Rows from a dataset
■ ■ ■

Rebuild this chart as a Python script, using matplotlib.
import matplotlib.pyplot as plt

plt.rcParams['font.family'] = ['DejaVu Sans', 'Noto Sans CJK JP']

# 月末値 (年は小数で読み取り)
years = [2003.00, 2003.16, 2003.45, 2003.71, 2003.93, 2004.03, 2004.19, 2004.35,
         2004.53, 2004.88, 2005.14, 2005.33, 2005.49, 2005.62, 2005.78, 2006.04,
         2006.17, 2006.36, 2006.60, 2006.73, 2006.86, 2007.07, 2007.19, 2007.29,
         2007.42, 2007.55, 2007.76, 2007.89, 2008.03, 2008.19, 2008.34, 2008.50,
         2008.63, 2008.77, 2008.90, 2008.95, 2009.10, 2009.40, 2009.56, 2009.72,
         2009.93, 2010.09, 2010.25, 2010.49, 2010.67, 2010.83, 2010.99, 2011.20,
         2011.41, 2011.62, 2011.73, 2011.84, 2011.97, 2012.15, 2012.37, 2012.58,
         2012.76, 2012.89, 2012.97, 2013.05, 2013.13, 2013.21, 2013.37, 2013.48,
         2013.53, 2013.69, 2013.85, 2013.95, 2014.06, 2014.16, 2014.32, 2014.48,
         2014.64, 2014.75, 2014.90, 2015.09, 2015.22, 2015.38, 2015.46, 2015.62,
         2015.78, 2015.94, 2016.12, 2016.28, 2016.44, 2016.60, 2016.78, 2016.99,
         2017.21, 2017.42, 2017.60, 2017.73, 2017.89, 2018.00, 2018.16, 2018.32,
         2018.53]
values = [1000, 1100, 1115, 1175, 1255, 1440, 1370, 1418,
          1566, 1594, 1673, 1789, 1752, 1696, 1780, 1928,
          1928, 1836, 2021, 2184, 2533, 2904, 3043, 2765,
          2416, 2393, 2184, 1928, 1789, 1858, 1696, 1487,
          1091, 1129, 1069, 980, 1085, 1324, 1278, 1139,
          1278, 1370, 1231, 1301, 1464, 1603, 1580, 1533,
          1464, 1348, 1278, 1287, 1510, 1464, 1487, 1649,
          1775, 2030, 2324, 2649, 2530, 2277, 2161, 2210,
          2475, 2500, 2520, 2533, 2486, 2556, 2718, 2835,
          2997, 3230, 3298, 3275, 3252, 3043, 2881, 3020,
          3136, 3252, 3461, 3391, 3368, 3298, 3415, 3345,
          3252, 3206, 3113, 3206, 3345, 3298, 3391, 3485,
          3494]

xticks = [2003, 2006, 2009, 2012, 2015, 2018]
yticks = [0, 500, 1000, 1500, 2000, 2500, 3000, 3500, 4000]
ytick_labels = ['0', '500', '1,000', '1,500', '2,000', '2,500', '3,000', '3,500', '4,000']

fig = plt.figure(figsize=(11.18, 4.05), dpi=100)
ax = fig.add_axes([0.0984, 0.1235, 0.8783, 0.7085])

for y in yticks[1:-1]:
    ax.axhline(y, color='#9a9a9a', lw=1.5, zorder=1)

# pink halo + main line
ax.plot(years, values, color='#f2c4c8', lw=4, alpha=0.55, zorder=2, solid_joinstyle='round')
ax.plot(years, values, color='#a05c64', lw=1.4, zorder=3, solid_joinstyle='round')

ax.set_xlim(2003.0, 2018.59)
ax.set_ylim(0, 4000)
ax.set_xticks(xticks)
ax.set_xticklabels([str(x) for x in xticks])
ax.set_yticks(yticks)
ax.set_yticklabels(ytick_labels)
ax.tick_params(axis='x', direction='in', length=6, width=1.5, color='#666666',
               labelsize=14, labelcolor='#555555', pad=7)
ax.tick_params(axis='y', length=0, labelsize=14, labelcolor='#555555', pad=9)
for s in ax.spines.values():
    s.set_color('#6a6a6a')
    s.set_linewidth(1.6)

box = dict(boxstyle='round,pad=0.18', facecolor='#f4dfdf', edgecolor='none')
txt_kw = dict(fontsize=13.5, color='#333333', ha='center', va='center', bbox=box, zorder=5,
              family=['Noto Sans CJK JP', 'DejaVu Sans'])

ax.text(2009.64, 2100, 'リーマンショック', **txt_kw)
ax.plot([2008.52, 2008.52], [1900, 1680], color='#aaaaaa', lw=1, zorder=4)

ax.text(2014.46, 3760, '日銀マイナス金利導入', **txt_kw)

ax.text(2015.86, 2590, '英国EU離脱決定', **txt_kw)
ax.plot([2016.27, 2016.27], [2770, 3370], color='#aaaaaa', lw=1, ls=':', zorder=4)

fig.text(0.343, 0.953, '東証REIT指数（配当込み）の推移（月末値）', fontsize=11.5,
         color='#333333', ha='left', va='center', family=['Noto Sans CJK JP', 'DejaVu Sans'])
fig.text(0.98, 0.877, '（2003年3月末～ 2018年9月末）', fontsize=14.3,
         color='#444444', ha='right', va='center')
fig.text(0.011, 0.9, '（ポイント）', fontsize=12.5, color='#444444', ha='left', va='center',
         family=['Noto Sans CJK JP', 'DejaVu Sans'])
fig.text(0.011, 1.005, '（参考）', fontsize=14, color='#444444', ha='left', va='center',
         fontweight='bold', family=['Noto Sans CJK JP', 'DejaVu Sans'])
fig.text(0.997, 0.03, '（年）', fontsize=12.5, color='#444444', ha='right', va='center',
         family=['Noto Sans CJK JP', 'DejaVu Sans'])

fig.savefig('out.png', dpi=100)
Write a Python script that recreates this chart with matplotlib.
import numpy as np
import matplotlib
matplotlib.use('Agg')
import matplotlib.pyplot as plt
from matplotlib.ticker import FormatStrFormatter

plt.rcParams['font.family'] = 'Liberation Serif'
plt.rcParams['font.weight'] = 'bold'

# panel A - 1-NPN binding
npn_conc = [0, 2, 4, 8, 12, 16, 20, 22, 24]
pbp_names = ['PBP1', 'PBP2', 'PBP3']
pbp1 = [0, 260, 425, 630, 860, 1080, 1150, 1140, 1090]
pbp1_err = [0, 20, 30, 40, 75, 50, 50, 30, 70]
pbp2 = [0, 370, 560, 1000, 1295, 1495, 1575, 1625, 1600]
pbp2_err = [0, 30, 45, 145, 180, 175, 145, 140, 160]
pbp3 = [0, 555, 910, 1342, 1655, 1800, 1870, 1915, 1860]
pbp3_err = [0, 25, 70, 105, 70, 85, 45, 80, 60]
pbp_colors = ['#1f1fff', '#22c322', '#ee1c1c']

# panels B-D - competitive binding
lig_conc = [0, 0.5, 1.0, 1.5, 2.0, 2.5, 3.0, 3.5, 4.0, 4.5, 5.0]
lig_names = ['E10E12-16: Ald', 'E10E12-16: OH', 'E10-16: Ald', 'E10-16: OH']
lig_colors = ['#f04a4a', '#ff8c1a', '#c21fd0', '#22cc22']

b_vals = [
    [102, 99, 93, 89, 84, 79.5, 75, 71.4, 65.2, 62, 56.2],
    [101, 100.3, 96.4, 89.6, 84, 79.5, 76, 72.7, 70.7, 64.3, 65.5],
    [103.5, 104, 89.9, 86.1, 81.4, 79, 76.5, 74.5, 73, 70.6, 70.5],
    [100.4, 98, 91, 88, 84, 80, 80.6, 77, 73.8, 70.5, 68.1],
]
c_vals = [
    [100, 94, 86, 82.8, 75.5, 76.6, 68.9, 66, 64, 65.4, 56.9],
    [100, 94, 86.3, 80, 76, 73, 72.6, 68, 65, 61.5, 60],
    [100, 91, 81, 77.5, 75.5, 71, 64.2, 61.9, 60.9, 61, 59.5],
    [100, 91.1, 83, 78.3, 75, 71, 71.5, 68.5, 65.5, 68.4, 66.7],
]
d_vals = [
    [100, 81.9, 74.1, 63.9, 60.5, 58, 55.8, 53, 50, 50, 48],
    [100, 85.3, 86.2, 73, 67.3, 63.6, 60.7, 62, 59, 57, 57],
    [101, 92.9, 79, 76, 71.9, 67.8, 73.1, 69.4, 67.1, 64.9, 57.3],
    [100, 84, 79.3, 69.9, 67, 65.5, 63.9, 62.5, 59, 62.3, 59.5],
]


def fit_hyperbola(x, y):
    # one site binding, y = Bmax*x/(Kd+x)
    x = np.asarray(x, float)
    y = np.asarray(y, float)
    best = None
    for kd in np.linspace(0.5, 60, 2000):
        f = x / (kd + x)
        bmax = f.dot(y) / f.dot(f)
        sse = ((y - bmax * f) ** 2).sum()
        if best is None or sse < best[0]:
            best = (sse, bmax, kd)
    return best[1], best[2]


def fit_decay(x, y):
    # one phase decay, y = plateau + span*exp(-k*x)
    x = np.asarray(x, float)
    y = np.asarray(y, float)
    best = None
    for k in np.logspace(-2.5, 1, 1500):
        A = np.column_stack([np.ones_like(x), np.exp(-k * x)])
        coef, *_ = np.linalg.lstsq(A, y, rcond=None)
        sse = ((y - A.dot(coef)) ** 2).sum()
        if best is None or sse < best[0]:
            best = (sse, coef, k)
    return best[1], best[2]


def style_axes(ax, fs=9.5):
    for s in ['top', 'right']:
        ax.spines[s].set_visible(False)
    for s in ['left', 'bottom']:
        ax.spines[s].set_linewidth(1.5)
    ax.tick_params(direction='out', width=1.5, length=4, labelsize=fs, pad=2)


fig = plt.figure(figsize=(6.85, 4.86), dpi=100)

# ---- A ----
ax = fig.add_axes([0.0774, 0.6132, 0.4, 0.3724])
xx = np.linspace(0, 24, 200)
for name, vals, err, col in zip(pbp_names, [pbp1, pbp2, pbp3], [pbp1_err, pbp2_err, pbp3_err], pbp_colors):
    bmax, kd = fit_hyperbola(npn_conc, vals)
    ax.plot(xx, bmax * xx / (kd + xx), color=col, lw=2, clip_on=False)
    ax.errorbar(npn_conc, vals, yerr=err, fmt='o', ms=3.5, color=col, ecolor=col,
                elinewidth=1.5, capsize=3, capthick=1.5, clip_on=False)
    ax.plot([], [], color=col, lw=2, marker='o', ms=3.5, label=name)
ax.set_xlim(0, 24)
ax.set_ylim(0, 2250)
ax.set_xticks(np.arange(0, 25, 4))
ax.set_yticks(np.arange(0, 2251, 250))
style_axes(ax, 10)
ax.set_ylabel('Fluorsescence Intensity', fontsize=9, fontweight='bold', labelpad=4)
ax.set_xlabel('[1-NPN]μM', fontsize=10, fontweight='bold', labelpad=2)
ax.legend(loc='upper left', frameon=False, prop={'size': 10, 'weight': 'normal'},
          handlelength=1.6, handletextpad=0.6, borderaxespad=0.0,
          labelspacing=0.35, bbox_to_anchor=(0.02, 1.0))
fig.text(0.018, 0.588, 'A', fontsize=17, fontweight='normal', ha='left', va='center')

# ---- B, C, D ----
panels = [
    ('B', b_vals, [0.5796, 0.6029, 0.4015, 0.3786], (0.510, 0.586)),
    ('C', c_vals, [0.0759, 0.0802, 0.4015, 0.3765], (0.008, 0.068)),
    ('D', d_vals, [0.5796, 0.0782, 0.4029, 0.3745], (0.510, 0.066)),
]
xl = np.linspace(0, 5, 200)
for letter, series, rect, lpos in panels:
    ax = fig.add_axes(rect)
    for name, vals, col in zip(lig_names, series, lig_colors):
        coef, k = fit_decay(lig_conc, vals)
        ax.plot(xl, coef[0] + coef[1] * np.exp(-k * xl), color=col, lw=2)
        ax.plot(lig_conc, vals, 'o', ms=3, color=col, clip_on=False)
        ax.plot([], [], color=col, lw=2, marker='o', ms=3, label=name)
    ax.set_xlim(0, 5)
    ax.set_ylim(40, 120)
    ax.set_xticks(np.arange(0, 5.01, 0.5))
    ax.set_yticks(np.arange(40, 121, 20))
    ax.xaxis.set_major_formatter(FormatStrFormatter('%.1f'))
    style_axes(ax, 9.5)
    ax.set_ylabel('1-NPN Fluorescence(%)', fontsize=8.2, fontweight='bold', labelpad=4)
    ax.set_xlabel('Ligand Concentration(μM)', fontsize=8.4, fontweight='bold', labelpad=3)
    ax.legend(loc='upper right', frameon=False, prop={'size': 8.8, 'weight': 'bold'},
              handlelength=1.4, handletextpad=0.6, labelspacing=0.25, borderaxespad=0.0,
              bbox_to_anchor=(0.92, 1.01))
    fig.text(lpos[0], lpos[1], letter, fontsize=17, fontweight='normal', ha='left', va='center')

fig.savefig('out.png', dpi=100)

■ ■ ■

Return the entries above unchanged, starting at the first line and stopping after the line with "plt.rcParams['font.family'] = ['DejaVu".

Worked answer:
Rebuild this chart as a Python script, using matplotlib.
import matplotlib.pyplot as plt

plt.rcParams['font.family'] = ['DejaVu Sans', 'Noto Sans CJK JP']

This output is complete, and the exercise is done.